Yes, that's a good point.

I'm going to use something a bit different from your proposal below by
merging initial and flag
static void place_entity(struct cfs_rq *cfs_rq, struct sched_entity
*se, int flags)

with flags:
0 for initial placement
ENQUEUE_WAKEUP for wakeup
ENQUEUE_MIGRATED for migrated task

>
> -->8--
>
> diff --git a/include/linux/sched.h b/include/linux/sched.h
> index 0c70c558b12c..4df2b3e76b30 100644
> --- a/include/linux/sched.h
> +++ b/include/linux/sched.h
> @@ -550,7 +550,6 @@ struct sched_entity {
> struct rb_node run_node;
> struct list_head group_node;
> unsigned int on_rq;
> - unsigned int migrated;
>
> u64 exec_start;
> u64 sum_exec_runtime;
> diff --git a/kernel/sched/fair.c b/kernel/sched/fair.c
> index a8aa8cd3c745..365ee548e9f0 100644
> --- a/kernel/sched/fair.c
> +++ b/kernel/sched/fair.c
> @@ -1057,7 +1057,6 @@ update_stats_curr_start(struct cfs_rq *cfs_rq, struct sched_entity *se)
> /*
> * We are starting a new run period:
> */
> - se->migrated = 0;
> se->exec_start = rq_clock_task(rq_of(cfs_rq));
> }
>
> @@ -4649,8 +4648,8 @@ static void check_spread(struct cfs_rq *cfs_rq, struct sched_entity *se)
> #endif
> }
>
> -static void
> -place_entity(struct cfs_rq *cfs_rq, struct sched_entity *se, int initial)

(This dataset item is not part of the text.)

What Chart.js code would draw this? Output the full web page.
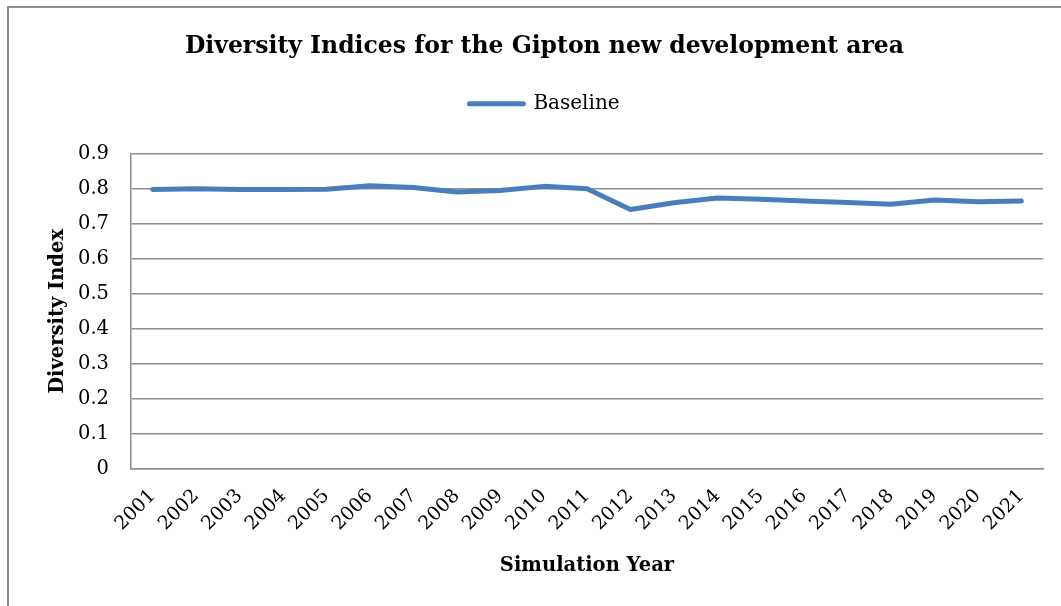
<!DOCTYPE html>
<html>
<head>
<meta charset="utf-8">
<script src="https://cdn.jsdelivr.net/npm/chart.js@4"></script>
<style>
  html, body { margin: 0; padding: 0; background: #fff; }
  #wrap { position: relative; width: 1061px; height: 606px; }
  #frame {
    position: absolute; left: 7px; top: 6px; right: -5px; bottom: -5px;
    border-top: 2px solid #8e8e8e; border-left: 2px solid #8e8e8e;
    pointer-events: none;
  }
</style>
</head>
<body>
<div id="wrap">
  <canvas id="chart" width="1061" height="606"></canvas>
  <div id="frame"></div>
</div>
<script>
const years = ["2001", "2002", "2003", "2004", "2005", "2006", "2007", "2008", "2009", "2010", "2011",
  "2012", "2013", "2014", "2015", "2016", "2017", "2018", "2019", "2020", "2021"];
const baseline = [0.798, 0.800, 0.798, 0.798, 0.799, 0.809, 0.804, 0.791, 0.795, 0.807, 0.800,
  0.741, 0.760, 0.774, 0.770, 0.765, 0.761, 0.756, 0.768, 0.763, 0.765];
const yTicks = [0, 0.1, 0.2, 0.3, 0.4, 0.5, 0.6, 0.7, 0.8, 0.9];

const serif = "'DejaVu Serif', 'Liberation Serif', serif";
const gridGray = "#8e8e8e";

new Chart(document.getElementById("chart"), {
  type: "line",
  data: {
    labels: years,
    datasets: [{
      label: "Baseline",
      data: baseline,
      borderColor: "#4A7EBB",
      backgroundColor: "#4A7EBB",
      borderWidth: 5,
      pointRadius: 0,
      tension: 0,
      borderCapStyle: "round",
      borderJoinStyle: "round",
    }],
  },
  options: {
    responsive: false,
    animation: false,
    layout: { padding: { left: 46, right: 18, top: 37, bottom: 0 } },
    plugins: {
      title: {
        display: true,
        text: "Diversity Indices for the Gipton new development area",
        color: "#000",
        font: { family: serif, size: 23.5, weight: "bold", lineHeight: 0.8 },
        padding: { top: 0, bottom: 0 },
      },
      legend: {
        display: true,
        labels: {
          color: "#000",
          font: { family: serif, size: 20 },
          boxWidth: 54,
          boxHeight: 0,
          padding: 38,
        },
      },
      tooltip: { enabled: false },
    },
    scales: {
      x: {
        offset: true,
        grid: { display: false, drawTicks: false, offset: true },
        border: { display: true, color: gridGray, width: 1.5 },
        ticks: {
          color: "#000",
          font: { family: serif, size: 19 },
          maxRotation: 45,
          minRotation: 45,
          padding: 16,
          autoSkip: false,
        },
        title: {
          display: true,
          text: "Simulation Year",
          color: "#000",
          font: { family: serif, size: 19.5, weight: "bold" },
          padding: { top: 0, bottom: 28 },
        },
        afterFit: (s) => { s.height = 137; },
      },
      // empty spacer between the legend and the plot
      gap: {
        type: "category",
        position: "top",
        grid: { display: false, drawTicks: false },
        border: { display: false },
        ticks: { display: false },
        afterFit: (s) => { s.height = 30; },
      },
      y: {
        min: 0,
        max: 0.9,
        afterBuildTicks: (s) => { s.ticks = yTicks.map((v) => ({ value: v })); },
        grid: { color: gridGray, lineWidth: 1.5, drawTicks: false },
        border: { display: true, color: gridGray, width: 1.5 },
        ticks: {
          color: "#000",
          font: { family: serif, size: 19.5 },
          padding: 22,
          callback: (v) => String(v),
        },
        title: {
          display: true,
          text: "Diversity Index",
          color: "#000",
          font: { family: serif, size: 19.5, weight: "bold" },
          padding: { top: 0, bottom: 0 },
        },
        afterFit: (s) => { s.width = 85; },
      },
    },
  },
});
</script>
</body>
</html>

> +static void place_entity(struct cfs_rq *cfs_rq, struct sched_entity *se,
> + int flags, int initial)
> {
> u64 vruntime = cfs_rq->min_vruntime;
> u64 sleep_time;
> @@ -4705,6 +4704,9 @@ place_entity(struct cfs_rq *cfs_rq, struct sched_entity *se, int initial)
> se->vruntime = vruntime;
> else
> se->vruntime = max_vruntime(se->vruntime, vruntime);
> +
> + if (flags & ENQUEUE_MIGRATED)
> + se->exec_start = 0;
> }
>
> static void check_enqueue_throttle(struct cfs_rq *cfs_rq);
> @@ -4780,7 +4782,7 @@ enqueue_entity(struct cfs_rq *cfs_rq, struct sched_entity *se, int flags)

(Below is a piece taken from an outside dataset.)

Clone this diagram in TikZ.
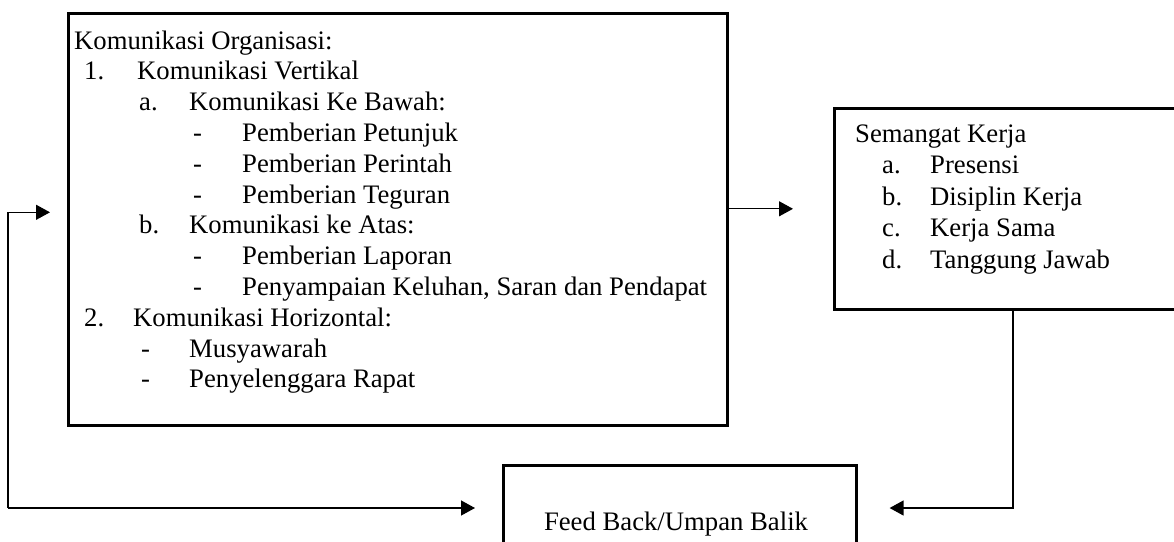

> account_entity_enqueue(cfs_rq, se);
>
> if (flags & ENQUEUE_WAKEUP)
> - place_entity(cfs_rq, se, 0);
> + place_entity(cfs_rq, se, flags, 0);
>
> check_schedstat_required();
> update_stats_enqueue_fair(cfs_rq, se, flags);
> @@ -7668,9 +7670,6 @@ static void migrate_task_rq_fair(struct task_struct *p, int new_cpu)

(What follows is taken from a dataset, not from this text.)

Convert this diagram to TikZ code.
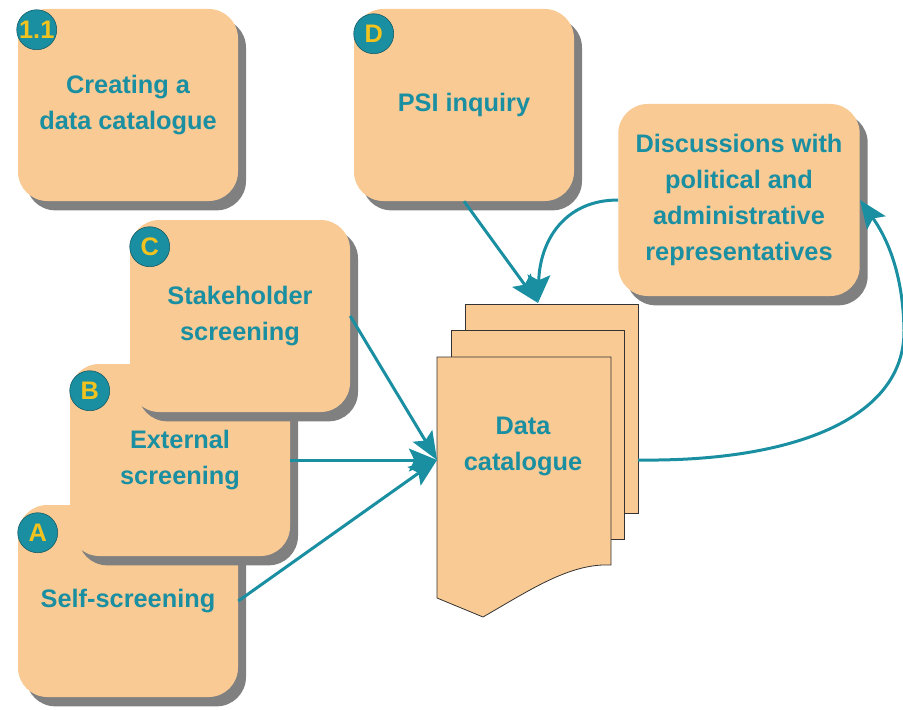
\documentclass[tikz,border=0pt]{standalone}
\usepackage{fontspec}
\setmainfont{Liberation Sans}
\usetikzlibrary{arrows.meta,shadows}

\definecolor{peach}{HTML}{F9CA93}
\definecolor{petrol}{HTML}{1A8FA2}
\definecolor{gold}{HTML}{F2C31E}

\begin{document}
\begin{tikzpicture}[x=0.75pt,y=-0.75pt]
    \tikzstyle{task}=[rectangle,rounded corners=22pt,fill=peach,minimum width=165pt,minimum height=144pt,
        align=center,text=petrol,font=\fontsize{19}{27}\selectfont\bfseries,
        drop shadow={shadow xshift=6pt,shadow yshift=-7pt,fill=black!50,opacity=1}];
    \tikzstyle{badge}=[circle,fill=petrol,draw=petrol!60!black,minimum size=30pt,inner sep=0pt,
        text=gold,font=\fontsize{19}{19}\selectfont\bfseries];
    \tikzstyle{sheet}=[fill=peach,draw=black!80,line width=0.6pt];
    \tikzstyle{flow}=[petrol,line width=2.25pt,-{Stealth[length=21pt,width=17pt,inset=4pt]}];

    \useasboundingbox (0,0) rectangle (903,710);

    \node (cat) [task] at (128,105) {Creating a\\data catalogue};
    \node (catTag) [badge] at ([shift={(19,21)}]cat.north west) {1.1};
    \node (psi) [task] at (464,105) {PSI inquiry};
    \node (psiTag) [badge] at ([shift={(20,25)}]psi.north west) {D};
    \node (disc) [task,minimum width=181pt] at (739,200) {Discussions with\\political and\\administrative\\representatives};

    % screening boxes, the later one lies on the earlier one
    \node (self) [task] at (128,601) {Self-screening};
    \node (selfTag) [badge] at ([shift={(20,28)}]self.north west) {A};
    \node (ext) [task] at (180,460) {External\\screening};
    \node (extTag) [badge] at ([shift={(20,27)}]ext.north west) {B};
    \node (stake) [task] at (240,316) {Stakeholder\\screening};
    \node (stakeTag) [badge] at ([shift={(20,27)}]stake.north west) {C};

    % stack of catalogue sheets
    \draw[sheet] (465,304) rectangle (638,513);
    \draw[sheet] (451,330) rectangle (624,539);
    \draw[sheet] (437,357) -- (611,357) -- (611,565) .. controls (570,563) and (530,590) .. (483,617) -- (437,598) -- cycle;
    \node (data) [text=petrol,align=center,font=\fontsize{19}{27}\selectfont\bfseries] at (523,446) {Data\\catalogue};
    \coordinate (dataIn) at (437,460);
    \coordinate (dataTop) at (538,303);
    \coordinate (dataOut) at (638,460);

    \foreach \src in {stake,ext,self}{
        \draw[flow] (\src.east) -- (dataIn);
    }
    \draw[flow] (psi.south) -- (dataTop);
    \draw[flow] (disc.west) .. controls (565,200) and (540,240) .. (dataTop);
    \draw[flow] (dataOut) .. controls (790,462) and (905,420) .. (904,330) .. controls (903,270) and (885,235) .. (disc.east);

\end{tikzpicture}
\end{document}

> /* Tell new CPU we are migrated */
> se->avg.last_update_time = 0;
>
> - /* We have migrated, no longer consider this task hot */
> - se->migrated = 1;
> -
> update_scan_period(p, new_cpu);
> }
>
> @@ -8355,9 +8354,6 @@ static int task_hot(struct task_struct *p, struct lb_env *env)
> if (sysctl_sched_migration_cost == 0)
> return 0;
>
> - if (p->se.migrated)
> - return 0;
> -
> delta = rq_clock_task(env->src_rq) - p->se.exec_start;
>
> return delta < (s64)sysctl_sched_migration_cost;
> @@ -11999,7 +11995,7 @@ static void task_fork_fair(struct task_struct *p)
> update_curr(cfs_rq);
> se->vruntime = curr->vruntime;
> }
> - place_entity(cfs_rq, se, 1);
> + place_entity(cfs_rq, se, 0, 1);
>
> if (sysctl_sched_child_runs_first && curr && entity_before(curr, se)) {
> /*
> @@ -12144,7 +12140,7 @@ static void detach_task_cfs_rq(struct task_struct *p)
> * Fix up our vruntime so that the current sleep doesn't
> * cause 'unlimited' sleep bonus.
> */
> - place_entity(cfs_rq, se, 0);
> + place_entity(cfs_rq, se, 0, 0);
> se->vruntime -= cfs_rq->min_vruntime;
> }
>
>